Two Guides, Two Disciplines

The walk will be led by Henri Michaud, botanist and doctor in Mediterranean ecology at the Conservatoire Botanique Méditerranéen, and Sarah Bagnis, a nature guide on the Salins d'Hyères for the LPO PACA — the regional branch of France's leading ornithological society. The pairing is deliberate. Michaud's specialism is the flora of southern France, and the Salins offer a concentrated study in halophytic adaptation: sea purslane anchoring the margins, glasswort turning scarlet in autumn, sea lavender flowering in the cracks of dried mud. Bagnis brings the birds into focus — the species that depend on this coastal corridor for nesting, feeding, or rest during migration.

Throughout the three hours, the route includes dedicated observation stops, with equipment made available so that participants can follow the guides' attention rather than simply walking past it.
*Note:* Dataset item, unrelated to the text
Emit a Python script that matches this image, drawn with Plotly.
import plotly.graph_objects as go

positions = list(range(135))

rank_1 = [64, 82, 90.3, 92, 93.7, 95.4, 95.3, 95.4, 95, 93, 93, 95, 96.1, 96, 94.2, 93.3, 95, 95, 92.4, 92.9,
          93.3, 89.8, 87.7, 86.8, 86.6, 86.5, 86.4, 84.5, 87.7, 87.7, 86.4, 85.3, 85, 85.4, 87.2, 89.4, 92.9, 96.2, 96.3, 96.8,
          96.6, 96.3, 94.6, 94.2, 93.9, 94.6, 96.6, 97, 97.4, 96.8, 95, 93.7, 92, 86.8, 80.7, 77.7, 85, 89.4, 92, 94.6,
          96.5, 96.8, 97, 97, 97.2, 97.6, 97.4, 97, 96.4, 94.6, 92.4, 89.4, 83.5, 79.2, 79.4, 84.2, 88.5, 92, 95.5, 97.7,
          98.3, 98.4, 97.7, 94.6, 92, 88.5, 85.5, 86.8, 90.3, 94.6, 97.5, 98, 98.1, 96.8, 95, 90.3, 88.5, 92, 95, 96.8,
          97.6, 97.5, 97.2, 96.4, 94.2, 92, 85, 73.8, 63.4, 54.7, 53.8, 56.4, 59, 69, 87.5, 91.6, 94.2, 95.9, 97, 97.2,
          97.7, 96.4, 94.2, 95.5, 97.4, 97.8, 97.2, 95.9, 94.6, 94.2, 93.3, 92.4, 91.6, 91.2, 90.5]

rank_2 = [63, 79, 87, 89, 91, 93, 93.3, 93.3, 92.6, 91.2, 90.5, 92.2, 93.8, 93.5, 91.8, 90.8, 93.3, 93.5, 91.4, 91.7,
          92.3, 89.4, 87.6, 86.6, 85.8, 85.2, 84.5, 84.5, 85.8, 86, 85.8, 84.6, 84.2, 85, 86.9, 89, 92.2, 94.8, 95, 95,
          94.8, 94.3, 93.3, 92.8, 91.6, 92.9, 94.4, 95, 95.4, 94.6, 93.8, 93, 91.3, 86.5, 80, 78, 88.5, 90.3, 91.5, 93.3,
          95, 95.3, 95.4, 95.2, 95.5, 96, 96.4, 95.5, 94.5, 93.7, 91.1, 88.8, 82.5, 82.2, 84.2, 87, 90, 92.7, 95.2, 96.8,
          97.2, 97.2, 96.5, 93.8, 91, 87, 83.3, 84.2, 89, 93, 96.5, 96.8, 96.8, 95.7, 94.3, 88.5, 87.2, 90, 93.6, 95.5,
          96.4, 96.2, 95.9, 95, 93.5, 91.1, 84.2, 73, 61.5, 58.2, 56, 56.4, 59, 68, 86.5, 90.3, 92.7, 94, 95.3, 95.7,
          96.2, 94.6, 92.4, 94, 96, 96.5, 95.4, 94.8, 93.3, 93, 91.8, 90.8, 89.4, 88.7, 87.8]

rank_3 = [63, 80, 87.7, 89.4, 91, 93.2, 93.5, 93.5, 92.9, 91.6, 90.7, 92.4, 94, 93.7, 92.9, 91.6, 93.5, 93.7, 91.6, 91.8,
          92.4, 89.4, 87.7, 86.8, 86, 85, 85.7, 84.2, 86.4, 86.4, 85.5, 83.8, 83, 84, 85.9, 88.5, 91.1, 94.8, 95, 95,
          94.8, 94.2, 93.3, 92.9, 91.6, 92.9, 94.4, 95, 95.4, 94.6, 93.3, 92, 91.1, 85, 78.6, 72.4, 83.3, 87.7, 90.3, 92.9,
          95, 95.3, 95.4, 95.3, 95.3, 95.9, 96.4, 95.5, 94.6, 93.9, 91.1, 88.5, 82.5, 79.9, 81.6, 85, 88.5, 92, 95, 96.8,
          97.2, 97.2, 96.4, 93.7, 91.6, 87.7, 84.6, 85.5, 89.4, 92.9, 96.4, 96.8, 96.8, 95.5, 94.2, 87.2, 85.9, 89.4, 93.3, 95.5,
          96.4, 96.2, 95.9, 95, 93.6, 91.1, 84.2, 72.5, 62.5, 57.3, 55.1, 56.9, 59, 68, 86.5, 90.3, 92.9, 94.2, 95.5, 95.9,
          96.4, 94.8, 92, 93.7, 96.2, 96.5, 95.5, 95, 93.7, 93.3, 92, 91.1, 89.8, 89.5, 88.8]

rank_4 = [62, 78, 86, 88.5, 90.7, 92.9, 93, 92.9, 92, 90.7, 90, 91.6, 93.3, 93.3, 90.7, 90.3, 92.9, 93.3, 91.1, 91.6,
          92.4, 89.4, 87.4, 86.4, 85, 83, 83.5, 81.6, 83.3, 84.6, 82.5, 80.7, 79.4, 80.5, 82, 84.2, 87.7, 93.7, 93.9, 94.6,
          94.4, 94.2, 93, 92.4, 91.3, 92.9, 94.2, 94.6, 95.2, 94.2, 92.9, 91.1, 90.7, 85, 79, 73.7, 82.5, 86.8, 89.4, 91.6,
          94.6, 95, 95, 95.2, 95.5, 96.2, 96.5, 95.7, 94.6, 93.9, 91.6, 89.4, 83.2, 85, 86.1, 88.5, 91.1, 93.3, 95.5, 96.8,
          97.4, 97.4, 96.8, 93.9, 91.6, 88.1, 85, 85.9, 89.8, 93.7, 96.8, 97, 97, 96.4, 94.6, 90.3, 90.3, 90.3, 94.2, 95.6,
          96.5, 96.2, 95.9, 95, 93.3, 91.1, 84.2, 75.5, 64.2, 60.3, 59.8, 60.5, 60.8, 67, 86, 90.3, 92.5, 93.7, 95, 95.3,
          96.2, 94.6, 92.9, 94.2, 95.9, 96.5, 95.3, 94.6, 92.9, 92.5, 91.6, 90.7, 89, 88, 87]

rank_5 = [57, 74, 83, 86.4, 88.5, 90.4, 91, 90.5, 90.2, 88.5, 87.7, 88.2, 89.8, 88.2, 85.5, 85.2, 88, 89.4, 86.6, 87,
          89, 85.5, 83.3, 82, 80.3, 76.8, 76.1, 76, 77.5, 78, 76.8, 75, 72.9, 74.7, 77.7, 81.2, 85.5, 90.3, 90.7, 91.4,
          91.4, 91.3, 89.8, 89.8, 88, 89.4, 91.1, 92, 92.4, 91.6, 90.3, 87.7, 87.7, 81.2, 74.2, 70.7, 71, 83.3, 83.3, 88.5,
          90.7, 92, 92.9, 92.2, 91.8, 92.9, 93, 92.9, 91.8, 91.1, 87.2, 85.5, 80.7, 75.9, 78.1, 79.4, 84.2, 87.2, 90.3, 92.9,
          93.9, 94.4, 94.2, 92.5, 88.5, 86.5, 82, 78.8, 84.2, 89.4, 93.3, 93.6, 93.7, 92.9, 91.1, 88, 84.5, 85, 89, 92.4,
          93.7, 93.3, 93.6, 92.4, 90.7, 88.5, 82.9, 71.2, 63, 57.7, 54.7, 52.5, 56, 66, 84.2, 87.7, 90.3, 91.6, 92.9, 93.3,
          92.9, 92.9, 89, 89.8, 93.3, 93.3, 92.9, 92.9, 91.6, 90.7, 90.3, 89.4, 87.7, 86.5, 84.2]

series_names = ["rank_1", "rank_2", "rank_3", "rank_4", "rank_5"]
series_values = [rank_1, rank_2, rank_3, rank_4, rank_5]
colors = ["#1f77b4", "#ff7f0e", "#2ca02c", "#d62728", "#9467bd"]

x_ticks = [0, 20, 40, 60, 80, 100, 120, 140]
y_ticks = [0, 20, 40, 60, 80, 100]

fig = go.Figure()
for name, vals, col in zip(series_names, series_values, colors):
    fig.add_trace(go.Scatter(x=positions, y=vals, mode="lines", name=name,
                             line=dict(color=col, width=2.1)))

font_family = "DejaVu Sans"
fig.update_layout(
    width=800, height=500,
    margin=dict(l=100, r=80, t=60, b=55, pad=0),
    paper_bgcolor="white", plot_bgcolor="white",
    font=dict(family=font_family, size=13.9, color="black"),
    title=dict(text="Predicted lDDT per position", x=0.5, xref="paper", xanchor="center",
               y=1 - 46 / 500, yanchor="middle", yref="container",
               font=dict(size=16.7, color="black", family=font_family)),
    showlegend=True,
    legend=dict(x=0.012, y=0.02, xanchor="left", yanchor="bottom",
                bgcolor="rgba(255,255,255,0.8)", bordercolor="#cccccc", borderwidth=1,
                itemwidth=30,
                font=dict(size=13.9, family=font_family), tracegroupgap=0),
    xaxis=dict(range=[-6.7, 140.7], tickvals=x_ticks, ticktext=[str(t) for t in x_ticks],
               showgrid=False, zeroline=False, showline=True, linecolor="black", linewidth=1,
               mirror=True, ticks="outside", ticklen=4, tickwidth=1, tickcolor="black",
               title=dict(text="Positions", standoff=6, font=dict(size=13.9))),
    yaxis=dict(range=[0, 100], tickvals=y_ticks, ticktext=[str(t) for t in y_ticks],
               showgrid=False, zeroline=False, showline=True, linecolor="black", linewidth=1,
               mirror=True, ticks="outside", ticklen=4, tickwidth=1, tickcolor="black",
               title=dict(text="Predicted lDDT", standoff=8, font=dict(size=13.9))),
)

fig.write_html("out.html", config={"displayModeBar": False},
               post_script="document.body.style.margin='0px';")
The approach is less lecture than shared looking — the kind of field session where a botanist crouches beside a samphire plant and a birder raises binoculars at the same moment, and the two observations turn out to be connected.
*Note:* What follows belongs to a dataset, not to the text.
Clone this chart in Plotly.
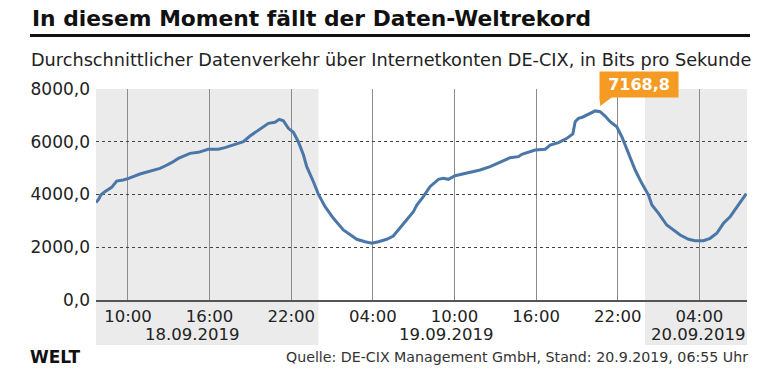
import pandas as pd
import plotly.graph_objects as go

# hours since 18.09.2019 00:00
hours = [7.65, 7.85, 8.0, 8.3, 8.8, 9.17, 9.65, 10.0, 10.88, 11.98, 12.35, 12.72, 13.2, 13.7,
         14.56, 15.17, 15.9, 16.64, 17.13, 17.87, 18.48, 18.97, 19.6, 20.32, 20.8, 21.13,
         21.42, 21.79, 22.16, 22.52, 22.9, 23.14, 23.63, 24.0, 24.49, 25.1, 25.83, 26.32,
         26.82, 27.43, 27.92, 28.4, 29.02, 29.5, 29.87, 30.49, 30.98, 31.23, 31.71, 32.2,
         32.82, 33.18, 33.55, 34.04, 34.65, 35.27, 35.88, 36.62, 37.23, 38.09, 38.7, 38.95,
         39.93, 40.66, 41.03, 41.64, 42.26, 42.7, 42.87, 43.11, 43.4, 43.73, 43.97, 44.35,
         44.7, 45.07, 45.44, 45.93, 46.3, 46.79, 47.28, 47.77, 48.26, 48.51, 49.0, 49.6,
         50.1, 50.59, 51.2, 51.69, 52.3, 52.79, 53.28, 53.77, 54.26, 54.76, 55.37, 55.45]
traffic = [3700, 3820, 3980, 4106, 4272, 4511, 4549, 4600, 4777, 4928, 4992, 5080, 5206, 5370,
           5560, 5599, 5713, 5713, 5775, 5902, 6001, 6217, 6445, 6698, 6736, 6850,
           6797, 6509, 6357, 6001, 5497, 5054, 4485, 4006, 3537, 3097, 2654, 2464,
           2301, 2210, 2149, 2210, 2301, 2426, 2654, 3033, 3350, 3600, 3917, 4296,
           4575, 4613, 4575, 4714, 4777, 4865, 4928, 5054, 5206, 5396, 5434, 5523,
           5687, 5713, 5876, 5964, 6129, 6300, 6761, 6888, 6930, 7013, 7101, 7168.8,
           7139, 6976, 6761, 6570, 6191, 5560, 4928, 4423, 3980, 3601, 3287, 2843,
           2654, 2464, 2301, 2248, 2248, 2339, 2529, 2908, 3158, 3537, 3980, 4030]

x_ticks = ["2019-09-18 10:00", "2019-09-18 16:00", "2019-09-18 22:00", "2019-09-19 04:00",
           "2019-09-19 10:00", "2019-09-19 16:00", "2019-09-19 22:00", "2019-09-20 04:00"]
x_tick_labels = ["10:00", "16:00", "22:00", "04:00", "10:00", "16:00", "22:00", "04:00"]
y_ticks = [0, 2000, 4000, 6000, 8000]
y_tick_labels = ["0,0", "2000,0", "4000,0", "6000,0", "8000,0"]
day_labels = ["18.09.2019", "19.09.2019", "20.09.2019"]
day_label_pos = ["2019-09-18 14:41", "2019-09-19 09:24", "2019-09-20 07:30"]
shaded_days = [("2019-09-18 07:39", "2019-09-19 00:00"), ("2019-09-20 00:00", "2019-09-20 07:30")]
x_range = ["2019-09-18 07:39", "2019-09-20 07:30"]

base = pd.Timestamp("2019-09-18 00:00")
times = [base + pd.Timedelta(hours=h) for h in hours]
peak_i = max(range(len(traffic)), key=lambda i: traffic[i])
peak_t, peak_v = times[peak_i], traffic[peak_i]

FONT = "DejaVu Sans"
fig = go.Figure()
fig.add_trace(go.Scatter(x=times, y=traffic, mode="lines",
                         line=dict(color="#4a77a8", width=3), hoverinfo="skip"))

for x0, x1 in shaded_days:
    fig.add_shape(type="rect", xref="x", yref="paper", x0=x0, x1=x1, y0=-0.213, y1=1,
                  fillcolor="#ebebeb", line_width=0, layer="below")

for lab, pos in zip(day_labels, day_label_pos):
    right = lab == day_labels[-1]
    fig.add_annotation(x=pos, y=-0.163, xref="x", yref="paper", text=lab, showarrow=False,
                       xanchor="right" if right else "center", yanchor="middle",
                       font=dict(family=FONT, size=16.5, color="#222"))

# peak label
fig.add_annotation(x=peak_t, y=peak_v, xref="x", yref="y",
                   text="<b>" + f"{peak_v:.1f}".replace(".", ",") + "</b>",
                   showarrow=False, xanchor="left", yanchor="bottom", xshift=4, yshift=13,
                   bgcolor="#f59a23", font=dict(family=FONT, size=16, color="white"),
                   width=74, height=21, borderpad=2)
fig.add_shape(type="path", xref="x", yref="y", xsizemode="pixel", ysizemode="pixel",
              xanchor=peak_t, yanchor=peak_v, path="M4,14 L17,14 L5,5 Z",
              fillcolor="#f59a23", line_width=0)

# title, rule, subtitle, footer (pixel positions, converted below)
fig.add_annotation(x=30, y=19, xref="paper", yref="paper", text="<b>In diesem Moment fällt der Daten-Weltrekord</b>",
                   showarrow=False, xanchor="left", yanchor="middle",
                   font=dict(family=FONT, size=21.8, color="#111"))
fig.add_annotation(x=29, y=60, xref="paper", yref="paper",
                   text="Durchschnittlicher Datenverkehr über Internetkonten DE-CIX, in Bits pro Sekunde",
                   showarrow=False, xanchor="left", yanchor="middle",
                   font=dict(family=FONT, size=17.7, color="#222"))
fig.add_annotation(x=28, y=357, xref="paper", yref="paper", text="<b>WELT</b>",
                   showarrow=False, xanchor="left", yanchor="middle",
                   font=dict(family=FONT, size=17, color="#111"))
fig.add_annotation(x=750, y=357, xref="paper", yref="paper",
                   text="Quelle: DE-CIX Management GmbH, Stand: 20.9.2019, 06:55 Uhr",
                   showarrow=False, xanchor="right", yanchor="middle",
                   font=dict(family=FONT, size=14.2, color="#333"))

W, H = 780, 373
L, R, T, B = 96, 33, 89, 73
pw, ph = W - L - R, H - T - B
for a in fig.layout.annotations:
    if a.xref == "paper" and a.yref == "paper" and a.x > 2:
        a.x = (a.x - L) / pw
        a.y = (H - B - a.y) / ph
fig.add_shape(type="line", xref="paper", yref="paper", x0=(30 - L) / pw, x1=(750 - L) / pw,
              y0=(H - B - 35.5) / ph, y1=(H - B - 35.5) / ph, line=dict(color="#111", width=3))

fig.update_layout(
    width=W, height=H, margin=dict(l=L, r=R, t=T, b=B),
    paper_bgcolor="white", plot_bgcolor="rgba(0,0,0,0)", showlegend=False,
    xaxis=dict(type="date", range=x_range, tickvals=x_ticks, ticktext=x_tick_labels,
               showgrid=True, gridcolor="#8c8c8c", gridwidth=1, showline=True,
               linecolor="#555", linewidth=1.5, ticks="", zeroline=False,
               tickfont=dict(family=FONT, size=16.5, color="#222")),
    yaxis=dict(range=[0, 8000], tickvals=y_ticks, ticktext=y_tick_labels, showgrid=True,
               gridcolor="#444", griddash="dot", gridwidth=1, zeroline=False, ticks="",
               tickfont=dict(family=FONT, size=17, color="#222"), ticklabelstandoff=5),
)
fig.write_html("out.html", config={"displayModeBar": False},
               post_script="document.body.style.margin='0';")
The broader context is worth holding in mind. The Mediterranean basin is one of the world's recognised biodiversity hotspots, yet its coastal wetlands have contracted sharply over the past century under pressure from development and drainage. The Salins d'Hyères represent a habitat that has become genuinely rare: a place where the ecological logic of the salt marsh — its cycles of flood and desiccation, its specialist communities of plant and bird — remains legible to anyone willing to read it slowly.

For visitors to the Côte d'Azur who have spent time in the resort towns to the east, the Vieux Salins can feel like a different country: quieter, less finished, more contingent. The walk asks nothing more than an early start, sensible shoes, and the willingness to let two people who know this ground very well show you what you would otherwise walk straight past.

"Ces contraintes font de ce milieu une véritable richesse écologique" — the very harshness of the environment is what makes it remarkable.

The morning ends, presumably, with the heat beginning to rise off the flats and the birds retreating to shade. What remains is harder to schedule: a revised sense of what the coastline contains, and what it quietly asks of the things that live there.